Look at the data below and print exactly the lines from its first line through the line with "return String(Math.round(v*100)/100).replace('.', ',');"; the pictures stay out of the copy.

--- Start ---

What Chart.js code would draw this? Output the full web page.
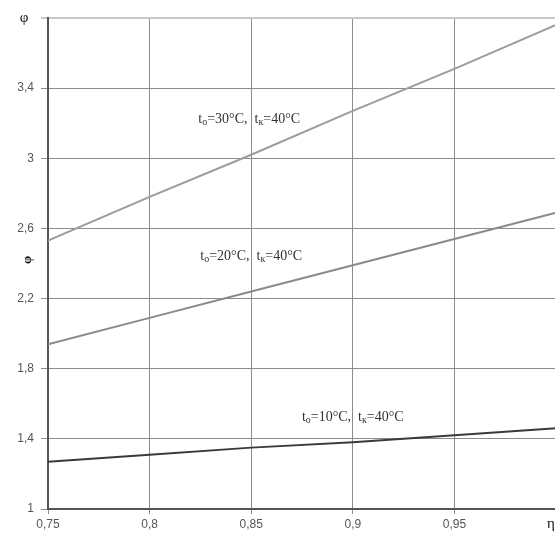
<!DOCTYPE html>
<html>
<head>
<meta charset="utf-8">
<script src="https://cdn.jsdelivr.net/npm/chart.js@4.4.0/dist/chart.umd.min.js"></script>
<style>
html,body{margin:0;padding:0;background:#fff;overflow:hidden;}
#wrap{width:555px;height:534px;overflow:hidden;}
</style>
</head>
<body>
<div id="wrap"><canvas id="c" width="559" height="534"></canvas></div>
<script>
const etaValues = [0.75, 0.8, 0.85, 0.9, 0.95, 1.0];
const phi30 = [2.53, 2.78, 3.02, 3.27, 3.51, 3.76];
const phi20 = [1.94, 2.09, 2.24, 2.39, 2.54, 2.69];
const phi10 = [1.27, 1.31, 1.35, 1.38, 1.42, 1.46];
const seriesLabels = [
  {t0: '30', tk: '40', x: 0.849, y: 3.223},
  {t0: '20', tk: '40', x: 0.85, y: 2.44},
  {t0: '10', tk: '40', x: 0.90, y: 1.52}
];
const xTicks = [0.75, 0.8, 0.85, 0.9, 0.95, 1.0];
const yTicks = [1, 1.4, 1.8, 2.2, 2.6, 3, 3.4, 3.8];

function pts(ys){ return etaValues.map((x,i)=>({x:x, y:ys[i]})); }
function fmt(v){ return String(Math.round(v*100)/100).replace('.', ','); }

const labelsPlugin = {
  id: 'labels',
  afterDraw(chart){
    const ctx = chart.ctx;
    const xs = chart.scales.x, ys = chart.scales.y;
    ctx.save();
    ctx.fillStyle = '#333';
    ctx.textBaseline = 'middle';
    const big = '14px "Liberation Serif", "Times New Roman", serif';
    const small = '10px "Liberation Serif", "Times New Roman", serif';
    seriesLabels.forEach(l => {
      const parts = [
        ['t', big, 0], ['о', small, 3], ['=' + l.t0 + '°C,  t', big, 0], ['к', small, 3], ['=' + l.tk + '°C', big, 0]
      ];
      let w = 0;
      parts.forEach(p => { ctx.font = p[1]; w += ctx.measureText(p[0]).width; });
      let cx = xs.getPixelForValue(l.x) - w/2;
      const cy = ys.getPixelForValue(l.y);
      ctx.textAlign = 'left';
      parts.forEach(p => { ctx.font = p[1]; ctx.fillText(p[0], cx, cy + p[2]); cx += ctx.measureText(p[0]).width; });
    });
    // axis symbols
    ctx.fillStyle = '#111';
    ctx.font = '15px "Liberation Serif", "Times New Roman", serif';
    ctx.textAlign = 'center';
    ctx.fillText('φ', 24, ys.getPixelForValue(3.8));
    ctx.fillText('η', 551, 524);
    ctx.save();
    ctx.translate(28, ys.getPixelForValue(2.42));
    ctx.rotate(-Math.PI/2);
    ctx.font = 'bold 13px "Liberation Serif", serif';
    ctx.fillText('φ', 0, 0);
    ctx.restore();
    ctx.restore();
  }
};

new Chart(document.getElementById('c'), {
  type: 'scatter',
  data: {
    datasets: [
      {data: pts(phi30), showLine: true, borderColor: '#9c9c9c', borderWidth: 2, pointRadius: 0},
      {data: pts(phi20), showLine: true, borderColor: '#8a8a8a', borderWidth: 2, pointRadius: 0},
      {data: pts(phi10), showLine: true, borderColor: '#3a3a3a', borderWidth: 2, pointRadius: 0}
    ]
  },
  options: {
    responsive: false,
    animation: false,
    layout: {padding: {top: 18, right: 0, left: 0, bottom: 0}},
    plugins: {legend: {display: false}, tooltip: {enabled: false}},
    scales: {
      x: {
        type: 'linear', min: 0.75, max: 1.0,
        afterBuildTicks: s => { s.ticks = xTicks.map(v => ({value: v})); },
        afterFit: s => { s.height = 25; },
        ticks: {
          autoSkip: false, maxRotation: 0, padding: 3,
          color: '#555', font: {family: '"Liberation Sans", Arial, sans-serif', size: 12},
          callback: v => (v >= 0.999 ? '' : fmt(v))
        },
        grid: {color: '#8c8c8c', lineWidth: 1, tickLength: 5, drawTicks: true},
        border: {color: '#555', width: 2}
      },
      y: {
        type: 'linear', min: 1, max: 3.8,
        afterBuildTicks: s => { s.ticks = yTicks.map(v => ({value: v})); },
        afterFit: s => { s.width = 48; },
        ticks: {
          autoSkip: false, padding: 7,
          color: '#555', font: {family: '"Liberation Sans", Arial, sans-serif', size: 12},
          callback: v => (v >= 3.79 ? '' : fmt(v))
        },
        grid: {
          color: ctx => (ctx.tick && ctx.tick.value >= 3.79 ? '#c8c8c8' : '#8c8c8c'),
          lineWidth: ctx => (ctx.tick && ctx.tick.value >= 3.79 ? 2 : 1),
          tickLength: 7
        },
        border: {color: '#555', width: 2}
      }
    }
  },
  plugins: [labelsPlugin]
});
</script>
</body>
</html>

--- End ---

> Written solution
What Chart.js code would draw this? Output the full web page.
<!DOCTYPE html>
<html>
<head>
<meta charset="utf-8">
<script src="https://cdn.jsdelivr.net/npm/chart.js@4.4.0/dist/chart.umd.min.js"></script>
<style>
html,body{margin:0;padding:0;background:#fff;overflow:hidden;}
#wrap{width:555px;height:534px;overflow:hidden;}
</style>
</head>
<body>
<div id="wrap"><canvas id="c" width="559" height="534"></canvas></div>
<script>
const etaValues = [0.75, 0.8, 0.85, 0.9, 0.95, 1.0];
const phi30 = [2.53, 2.78, 3.02, 3.27, 3.51, 3.76];
const phi20 = [1.94, 2.09, 2.24, 2.39, 2.54, 2.69];
const phi10 = [1.27, 1.31, 1.35, 1.38, 1.42, 1.46];
const seriesLabels = [
  {t0: '30', tk: '40', x: 0.849, y: 3.223},
  {t0: '20', tk: '40', x: 0.85, y: 2.44},
  {t0: '10', tk: '40', x: 0.90, y: 1.52}
];
const xTicks = [0.75, 0.8, 0.85, 0.9, 0.95, 1.0];
const yTicks = [1, 1.4, 1.8, 2.2, 2.6, 3, 3.4, 3.8];

function pts(ys){ return etaValues.map((x,i)=>({x:x, y:ys[i]})); }
function fmt(v){ return String(Math.round(v*100)/100).replace('.', ','); }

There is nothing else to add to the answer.